Spam emails increase business productivity costs

Media Release

17 May 2005

A significant increase in the volume of spam sent across the internet in the last few years is leading to additional productivity costs for businesses, the Director of the Australian Institute of Criminology, Dr Toni Makkai said today.

Dr Makkai today released the latest report from the Australian Institute of Criminology, 'Spam: nuisance or menace, prevention or cure?' which discusses the increasing sophistication of techniques used to send unsolicited commercial email messages commonly known as spam.

Spam is an electronic version of the direct junk mail placed in domestic and business post and/or newspapers and magazines on a daily basis, but the volume is far greater and the avoidance of spam more difficult.

"The number of spam emails being sent is increasing rapidly", Dr Makkai said. "In June 2003, 49 per cent of filtered email messages were spam, this number had increased to 67 per cent by December 2004".

Spam is email sent to a large number of people who do not request it, detailing products or services in which they may have no interest and is sent by people who disguise their identity and who are difficult, if not impossible to locate.

Spam is a more pervasive form of direct marketing and works on the premise that, although the vast number of recipients will reject it, a minority will read and respond to it. An estimated 60 per cent of spam comes from the United States.
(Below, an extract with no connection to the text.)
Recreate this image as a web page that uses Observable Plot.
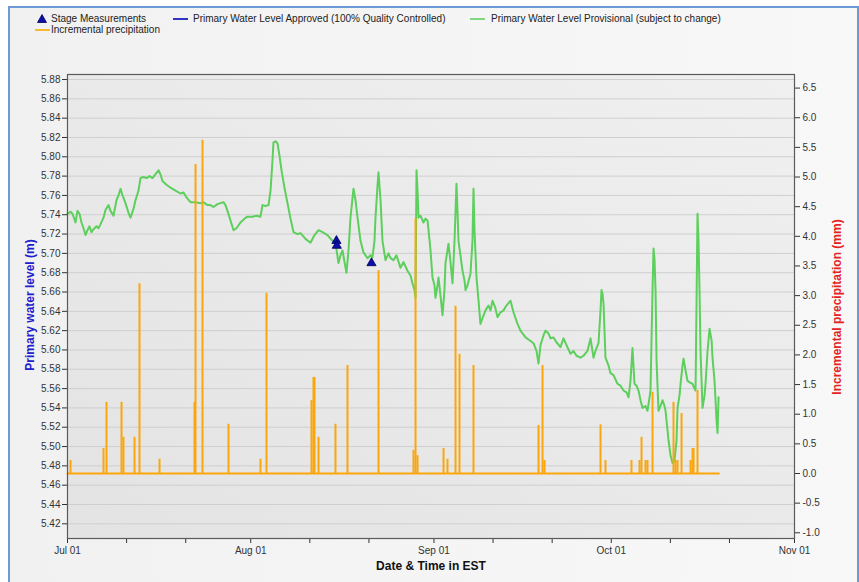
<!DOCTYPE html>
<html><head><meta charset="utf-8">
<script src="https://cdn.jsdelivr.net/npm/d3@7"></script>
<script src="https://cdn.jsdelivr.net/npm/@observablehq/plot@0.6"></script>
<style>
body{margin:0;background:#fff;font-family:"Liberation Sans",Arial,sans-serif;}
#wrap{position:relative;width:859px;height:582px;overflow:hidden;background:#fff;}
#frame{position:absolute;left:8px;top:6px;width:847px;height:600px;border:2px solid #6d9ad6;background:linear-gradient(90deg,#f1f1f1,#f8f8f8);}
.leg{position:absolute;font-size:10px;line-height:12px;color:#222;white-space:nowrap;}
.sw{position:absolute;height:2px;width:15px;}
#chart{position:absolute;left:0;top:0;}
.title{position:absolute;font-weight:bold;font-size:12px;white-space:nowrap;transform:translate(-50%,-50%);}
.rot{transform:translate(-50%,-50%) rotate(-90deg);}
</style></head>
<body>
<div id="wrap">
  <div id="frame"></div>
  <svg style="position:absolute;left:37px;top:14px" width="10" height="9"><path d="M5,0.5 L9.5,8.5 L0.5,8.5 Z" fill="#0d0da8" stroke="#00005a" stroke-width="0.8"/></svg>
  <div class="leg" style="left:51px;top:13px">Stage Measurements</div>
  <div class="sw" style="left:173px;top:18px;background:#3434c4"></div>
  <div class="leg" style="left:193px;top:13px">Primary Water Level Approved (100% Quality Controlled)</div>
  <div class="sw" style="left:470px;top:18px;background:#7fd87f"></div>
  <div class="leg" style="left:491px;top:13px">Primary Water Level Provisional (subject to change)</div>
  <div class="sw" style="left:35px;top:29px;background:#f5b82e"></div>
  <div class="leg" style="left:51px;top:24px">Incremental precipitation</div>
  <div id="chart"></div>
  <div class="title rot" style="left:30px;top:305px;color:#2020cc">Primary water level (m)</div>
  <div class="title rot" style="left:837px;top:307px;color:#e52222">Incremental precipitation (mm)</div>
  <div class="title" style="left:431px;top:566px;color:#111">Date &amp; Time in EST</div>
</div>
<script>
// Water level (provisional): [days after Jul 01 00:00, level in m]
const waterLevel = [[0.00,5.741],[0.51,5.743],[0.85,5.741],[1.35,5.732],[1.69,5.744],[2.03,5.741],[2.37,5.732],[2.71,5.726],[3.05,5.719],[3.38,5.724],[3.72,5.728],[4.06,5.722],[4.40,5.725],[4.91,5.728],[5.24,5.726],[5.58,5.730],[6.09,5.737],[6.43,5.745],[6.94,5.750],[7.28,5.744],[7.78,5.739],[8.29,5.755],[8.63,5.760],[8.97,5.767],[9.31,5.760],[9.81,5.752],[10.32,5.742],[10.66,5.737],[11.17,5.746],[11.50,5.755],[12.01,5.765],[12.35,5.778],[12.86,5.779],[13.37,5.778],[13.87,5.780],[14.38,5.778],[14.89,5.782],[15.40,5.786],[15.73,5.782],[16.07,5.775],[16.75,5.771],[17.43,5.768],[18.27,5.765],[19.12,5.762],[19.63,5.763],[20.13,5.758],[20.81,5.753],[21.66,5.753],[22.50,5.752],[23.01,5.753],[23.69,5.750],[24.19,5.750],[24.70,5.748],[25.38,5.751],[25.89,5.752],[26.39,5.753],[26.73,5.750],[27.07,5.744],[27.58,5.734],[28.09,5.724],[28.59,5.726],[29.27,5.732],[29.95,5.736],[30.45,5.738],[31.30,5.738],[31.98,5.739],[32.65,5.738],[32.99,5.750],[33.50,5.749],[34.01,5.750],[34.35,5.765],[34.68,5.796],[34.85,5.815],[35.19,5.816],[35.53,5.814],[35.87,5.801],[36.21,5.786],[36.71,5.768],[37.22,5.752],[37.73,5.736],[38.24,5.722],[38.91,5.720],[39.42,5.721],[40.27,5.715],[41.11,5.711],[41.79,5.719],[42.47,5.724],[43.14,5.722],[43.99,5.719],[44.67,5.714],[45.34,5.711],[45.85,5.690],[46.19,5.698],[46.53,5.703],[46.87,5.691],[47.20,5.680],[47.54,5.703],[47.88,5.737],[48.39,5.767],[48.73,5.755],[49.07,5.737],[49.57,5.713],[50.08,5.701],[50.76,5.695],[51.26,5.698],[51.60,5.696],[51.94,5.713],[52.11,5.737],[52.45,5.770],[52.62,5.784],[52.96,5.755],[53.29,5.713],[53.80,5.693],[54.31,5.700],[54.65,5.695],[55.16,5.693],[55.66,5.698],[56.34,5.685],[56.85,5.691],[57.52,5.682],[58.03,5.677],[58.37,5.669],[58.71,5.662],[58.88,5.654],[59.05,5.786],[59.22,5.765],[59.39,5.737],[59.72,5.739],[60.23,5.732],[60.57,5.736],[60.91,5.734],[61.08,5.724],[61.42,5.703],[61.75,5.675],[62.09,5.667],[62.26,5.654],[62.60,5.667],[62.77,5.675],[63.11,5.656],[63.45,5.636],[63.78,5.662],[63.95,5.690],[64.29,5.703],[64.46,5.710],[64.80,5.691],[65.14,5.669],[65.48,5.713],[65.81,5.772],[65.98,5.744],[66.15,5.713],[66.49,5.698],[66.83,5.682],[67.17,5.672],[67.34,5.662],[67.68,5.667],[68.18,5.679],[68.52,5.713],[68.69,5.767],[68.86,5.724],[69.20,5.675],[69.54,5.651],[69.87,5.627],[70.21,5.633],[70.72,5.641],[71.23,5.646],[71.57,5.641],[71.91,5.651],[72.41,5.643],[72.75,5.634],[73.26,5.639],[73.77,5.641],[74.27,5.646],[74.95,5.651],[75.46,5.639],[76.14,5.627],[76.64,5.620],[77.49,5.613],[78.17,5.610],[78.84,5.607],[79.35,5.599],[79.69,5.586],[80.03,5.605],[80.53,5.615],[80.87,5.620],[81.38,5.617],[81.72,5.612],[82.23,5.613],[82.73,5.608],[83.41,5.603],[83.92,5.612],[84.43,5.605],[85.10,5.596],[85.61,5.599],[86.12,5.594],[86.79,5.592],[87.30,5.594],[87.98,5.599],[88.49,5.612],[88.99,5.592],[89.33,5.599],[89.84,5.607],[90.18,5.641],[90.35,5.662],[90.52,5.658],[90.69,5.648],[91.02,5.592],[91.53,5.584],[91.87,5.576],[92.38,5.574],[93.05,5.565],[93.56,5.563],[94.07,5.558],[94.58,5.556],[94.92,5.551],[95.25,5.568],[95.59,5.602],[95.93,5.565],[96.27,5.563],[96.61,5.558],[96.95,5.548],[97.28,5.540],[97.79,5.542],[98.13,5.537],[98.64,5.558],[98.81,5.610],[98.98,5.662],[99.15,5.705],[99.32,5.693],[99.49,5.662],[99.66,5.589],[99.99,5.537],[100.33,5.542],[100.67,5.548],[101.01,5.542],[101.18,5.537],[101.52,5.517],[101.69,5.506],[102.03,5.491],[102.36,5.483],[102.70,5.486],[103.04,5.506],[103.21,5.540],[103.55,5.553],[103.72,5.565],[104.06,5.584],[104.23,5.591],[104.56,5.579],[104.90,5.568],[105.41,5.566],[105.75,5.565],[106.09,5.560],[106.26,5.558],[106.43,5.651],[106.59,5.741],[106.76,5.713],[106.93,5.662],[107.10,5.599],[107.44,5.540],[107.78,5.553],[107.95,5.565],[108.29,5.599],[108.63,5.622],[108.97,5.610],[109.13,5.592],[109.47,5.568],[109.64,5.548],[109.81,5.527],[109.98,5.514],[110.15,5.551]];

// Incremental precipitation spikes: [days after Jul 01, mm]
const precipitation = [[0.51,0.22],[6.09,0.42],[6.60,1.20],[9.14,1.20],[9.47,0.61],[11.34,0.61],[12.18,3.20],[15.57,0.24],[21.49,1.20],[21.66,5.21],[22.84,5.62],[27.24,0.83],[32.65,0.24],[33.67,3.04],[41.28,1.23],[41.62,1.62],[41.79,1.62],[42.47,0.61],[45.34,0.83],[47.37,1.82],[52.62,3.42],[58.54,0.39],[58.88,4.30],[59.22,0.30],[63.62,0.42],[64.29,0.24],[65.65,2.82],[66.32,2.01],[68.69,1.82],[79.69,0.81],[80.37,1.82],[80.71,0.22],[90.18,0.82],[91.02,0.22],[95.42,0.22],[96.78,0.22],[97.12,0.61],[97.79,0.22],[98.13,0.22],[98.98,1.37],[102.53,1.20],[102.87,0.22],[103.21,0.22],[103.89,1.01],[105.41,0.22],[105.75,0.42],[105.92,0.42],[106.59,1.40]];
// precipitation record start/end (days after Jul 01), value 0 between spikes
const precipRecord = [0, 110.2];

// Stage measurements: [days after Jul 01, level m]
const stageMeasurements = [[45.50,5.713],[45.56,5.708],[51.43,5.690]];

// Axis ticks
const levelTicks = [5.42,5.44,5.46,5.48,5.50,5.52,5.54,5.56,5.58,5.60,5.62,5.64,5.66,5.68,5.70,5.72,5.74,5.76,5.78,5.80,5.82,5.84,5.86,5.88];
const precipTicks = [-1.0,-0.5,0.0,0.5,1.0,1.5,2.0,2.5,3.0,3.5,4.0,4.5,5.0,5.5,6.0,6.5];
const xTicks = ["2023-07-01","2023-07-11","2023-07-21","2023-08-01","2023-08-11","2023-08-21","2023-09-01","2023-09-11","2023-09-21","2023-10-01","2023-10-11","2023-10-21","2023-11-01"];
const levelDomain = [5.4048, 5.8852];

const base = Date.UTC(2023, 6, 1);
const toDate = d => new Date(base + d * 864e5);
// secondary axis mapping: precipitation (mm) -> level-scale value
const P0 = 5.4721, PK = 0.06139;
const toLevel = p => P0 + PK * p;

const GREEN = "#5ccf5c", ORANGE = "#fba60a";
const xTickDates = xTicks.map(s => new Date(s + "T00:00Z"));

const chart = Plot.plot({
  width: 859, height: 582,
  marginLeft: 67, marginRight: 65, marginTop: 74, marginBottom: 44,
  style: {background: "transparent", fontFamily: "'Liberation Sans', Arial, sans-serif", fontSize: "10px", color: "#333", overflow: "visible"},
  x: {type: "utc", domain: [xTickDates[0], xTickDates[xTickDates.length - 1]]},
  y: {domain: levelDomain},
  marks: [
    Plot.frame({fill: "url(#plotbg)", stroke: null}),
    Plot.gridY(levelTicks, {stroke: "#cfcfcf", strokeOpacity: 1}),
    Plot.line(waterLevel, {x: d => toDate(d[0]), y: d => d[1], stroke: GREEN, strokeWidth: 2}),
    Plot.line(precipRecord, {x: d => toDate(d), y: () => toLevel(0), stroke: ORANGE, strokeWidth: 2}),
    Plot.ruleX(precipitation, {x: d => toDate(d[0]), y1: () => toLevel(0), y2: d => toLevel(d[1]), stroke: ORANGE, strokeWidth: 2}),
    Plot.dot(stageMeasurements, {x: d => toDate(d[0]), y: d => d[1], symbol: "triangle", r: 3.4, fill: "#0d0da8", stroke: "#00005a", strokeWidth: 0.8}),
    Plot.axisY(levelTicks, {anchor: "left", tickFormat: d => d.toFixed(2), tickSize: 5, tickPadding: 2, label: null}),
    Plot.axisY(precipTicks.map(toLevel), {anchor: "right", tickFormat: (v, i) => precipTicks[i].toFixed(1), tickSize: 5, tickPadding: 3, label: null}),
    Plot.axisX(xTickDates, {tickFormat: d => d.getUTCDate() === 1 ? d3.utcFormat("%b %d")(d) : "", tickSize: 5, tickPadding: 3, label: null}),
    Plot.frame({stroke: "#5a5a5a", strokeWidth: 1.2})
  ]
});
d3.select(chart).insert("defs", ":first-child").html(
  '<linearGradient id="plotbg" x1="0" y1="1" x2="1" y2="0"><stop offset="0" stop-color="#e3e3e3"/><stop offset="1" stop-color="#f0f0f0"/></linearGradient>');
document.getElementById("chart").append(chart);
</script>
</body></html>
Spam is not universally regarded as a problem. In a study from the United States, two-thirds of the respondents did not consider email to be spam if it originated from a sender with whom they had previously conducted business.

The same study found that 59 per cent of the respondents found spam 'annoying but not a big problem', 27 per cent found it to be a 'big problem' and 14 per cent believed it to be 'no problem at all'.

Criminals exploit the vulnerability of some email users by developing the art of 'phishing'. This is a process which involves official-looking trick emails typically stating that they come from banks and attempt to trick the user into clicking onto a fraudulent website.

Strategies to prevent spam need to involve governments, law enforcement, internet service providers, corporations and consumers. At the present time, there is no universal approach for dealing with spam.